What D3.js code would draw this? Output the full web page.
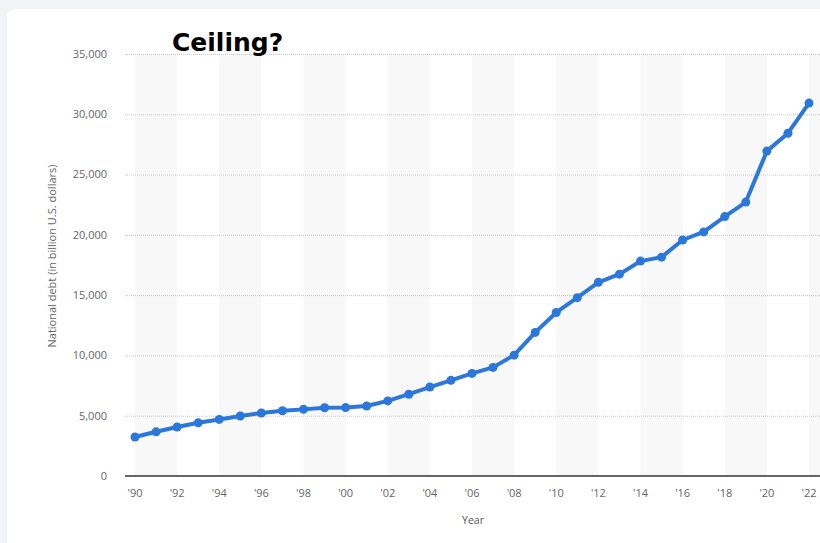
...
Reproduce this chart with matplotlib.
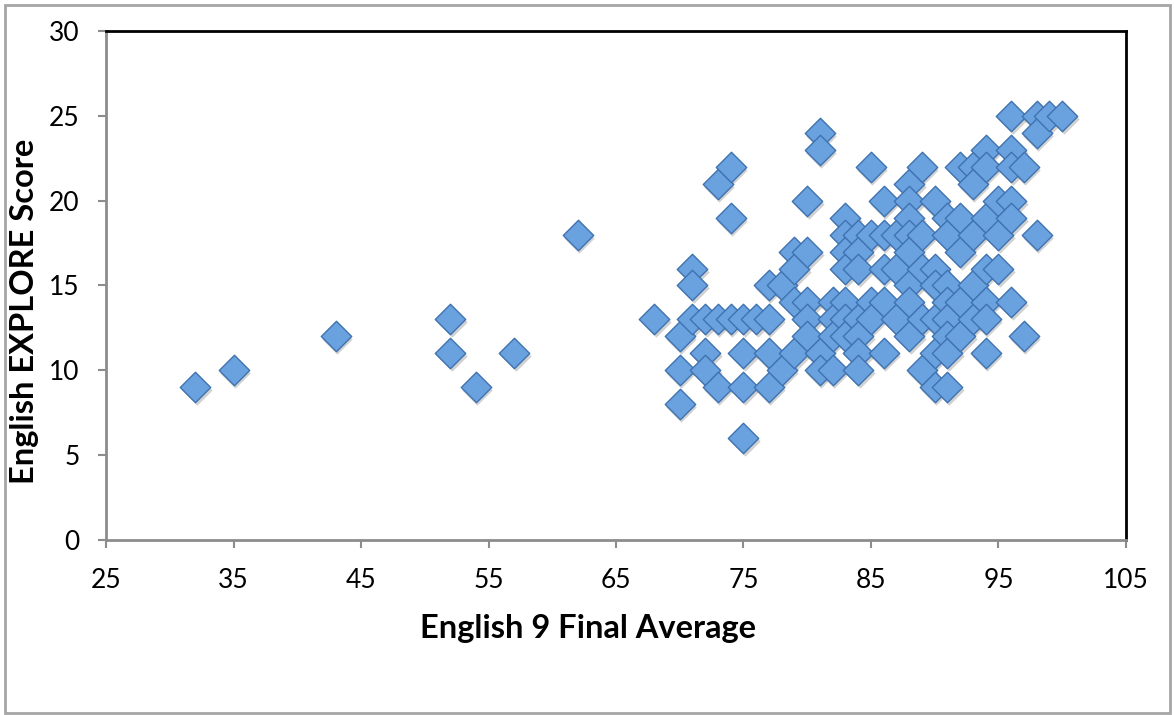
--
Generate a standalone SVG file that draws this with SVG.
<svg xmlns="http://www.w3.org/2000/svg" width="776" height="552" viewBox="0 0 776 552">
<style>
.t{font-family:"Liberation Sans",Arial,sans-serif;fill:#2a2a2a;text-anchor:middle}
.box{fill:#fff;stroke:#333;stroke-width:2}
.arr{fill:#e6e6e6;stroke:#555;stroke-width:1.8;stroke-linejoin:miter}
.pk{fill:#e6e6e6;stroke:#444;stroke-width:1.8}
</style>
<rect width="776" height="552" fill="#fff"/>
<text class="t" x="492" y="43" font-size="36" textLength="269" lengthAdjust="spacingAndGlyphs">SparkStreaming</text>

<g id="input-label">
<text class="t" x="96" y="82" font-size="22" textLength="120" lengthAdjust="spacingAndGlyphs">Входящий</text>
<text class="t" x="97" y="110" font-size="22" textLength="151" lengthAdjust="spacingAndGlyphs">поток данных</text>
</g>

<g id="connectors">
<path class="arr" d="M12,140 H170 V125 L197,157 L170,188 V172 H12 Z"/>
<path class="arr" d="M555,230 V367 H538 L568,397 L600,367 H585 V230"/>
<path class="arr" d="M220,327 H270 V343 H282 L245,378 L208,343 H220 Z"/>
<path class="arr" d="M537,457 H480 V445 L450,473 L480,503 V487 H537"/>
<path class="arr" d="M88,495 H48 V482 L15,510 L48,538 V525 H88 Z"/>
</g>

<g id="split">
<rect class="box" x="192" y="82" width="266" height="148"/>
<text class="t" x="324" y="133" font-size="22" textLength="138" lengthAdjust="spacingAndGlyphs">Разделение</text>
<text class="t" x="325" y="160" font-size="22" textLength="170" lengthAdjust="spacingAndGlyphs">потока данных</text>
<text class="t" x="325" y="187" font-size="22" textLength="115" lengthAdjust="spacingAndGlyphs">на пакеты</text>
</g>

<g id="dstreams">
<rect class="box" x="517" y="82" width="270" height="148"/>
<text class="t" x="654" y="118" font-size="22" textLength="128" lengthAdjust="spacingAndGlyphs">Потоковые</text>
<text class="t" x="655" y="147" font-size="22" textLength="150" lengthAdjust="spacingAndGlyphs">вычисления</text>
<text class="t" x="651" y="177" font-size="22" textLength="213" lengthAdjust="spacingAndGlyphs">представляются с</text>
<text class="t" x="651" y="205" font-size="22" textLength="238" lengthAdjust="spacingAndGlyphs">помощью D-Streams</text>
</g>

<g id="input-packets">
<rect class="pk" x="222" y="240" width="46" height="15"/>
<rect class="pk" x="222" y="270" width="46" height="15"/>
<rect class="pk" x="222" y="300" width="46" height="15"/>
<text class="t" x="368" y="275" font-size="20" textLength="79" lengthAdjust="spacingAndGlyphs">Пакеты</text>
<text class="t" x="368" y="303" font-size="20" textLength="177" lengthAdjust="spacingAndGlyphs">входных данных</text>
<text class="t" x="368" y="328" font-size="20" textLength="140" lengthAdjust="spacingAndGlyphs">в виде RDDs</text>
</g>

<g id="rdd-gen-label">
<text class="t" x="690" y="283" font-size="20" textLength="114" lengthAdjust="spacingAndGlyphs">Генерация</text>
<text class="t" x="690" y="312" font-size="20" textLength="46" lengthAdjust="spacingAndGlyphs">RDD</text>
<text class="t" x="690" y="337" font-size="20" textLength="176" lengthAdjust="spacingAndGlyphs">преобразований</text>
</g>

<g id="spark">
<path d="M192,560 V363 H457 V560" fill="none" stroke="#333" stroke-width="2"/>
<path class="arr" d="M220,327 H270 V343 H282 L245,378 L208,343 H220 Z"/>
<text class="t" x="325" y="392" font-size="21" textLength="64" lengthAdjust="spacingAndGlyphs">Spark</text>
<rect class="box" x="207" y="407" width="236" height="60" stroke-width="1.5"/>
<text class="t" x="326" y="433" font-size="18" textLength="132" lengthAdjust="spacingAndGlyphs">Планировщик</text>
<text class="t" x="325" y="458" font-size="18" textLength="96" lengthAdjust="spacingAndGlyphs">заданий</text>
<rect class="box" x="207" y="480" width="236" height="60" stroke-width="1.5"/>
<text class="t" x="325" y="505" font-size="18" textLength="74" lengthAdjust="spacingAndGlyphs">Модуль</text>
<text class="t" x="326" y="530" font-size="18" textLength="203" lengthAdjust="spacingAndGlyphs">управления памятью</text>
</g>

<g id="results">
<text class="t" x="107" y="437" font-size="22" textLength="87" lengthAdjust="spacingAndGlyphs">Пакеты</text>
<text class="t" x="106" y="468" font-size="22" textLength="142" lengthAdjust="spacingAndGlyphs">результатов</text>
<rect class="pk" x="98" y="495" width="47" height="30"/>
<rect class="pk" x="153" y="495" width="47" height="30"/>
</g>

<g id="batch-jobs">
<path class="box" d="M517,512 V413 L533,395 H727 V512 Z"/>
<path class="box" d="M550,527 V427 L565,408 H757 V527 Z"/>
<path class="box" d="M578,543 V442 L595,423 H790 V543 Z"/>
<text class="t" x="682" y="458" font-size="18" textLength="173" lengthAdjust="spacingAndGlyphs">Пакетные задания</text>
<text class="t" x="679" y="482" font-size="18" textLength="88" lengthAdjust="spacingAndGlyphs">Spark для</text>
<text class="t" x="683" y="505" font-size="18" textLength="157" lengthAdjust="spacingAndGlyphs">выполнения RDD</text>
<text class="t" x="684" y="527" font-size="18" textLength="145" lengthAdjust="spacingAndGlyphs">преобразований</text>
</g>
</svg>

• What the task requires: Select every line in the records above that contains the word "with".

• Answer below:
Reproduce this chart with matplotlib.
Generate a standalone SVG file that draws this with SVG.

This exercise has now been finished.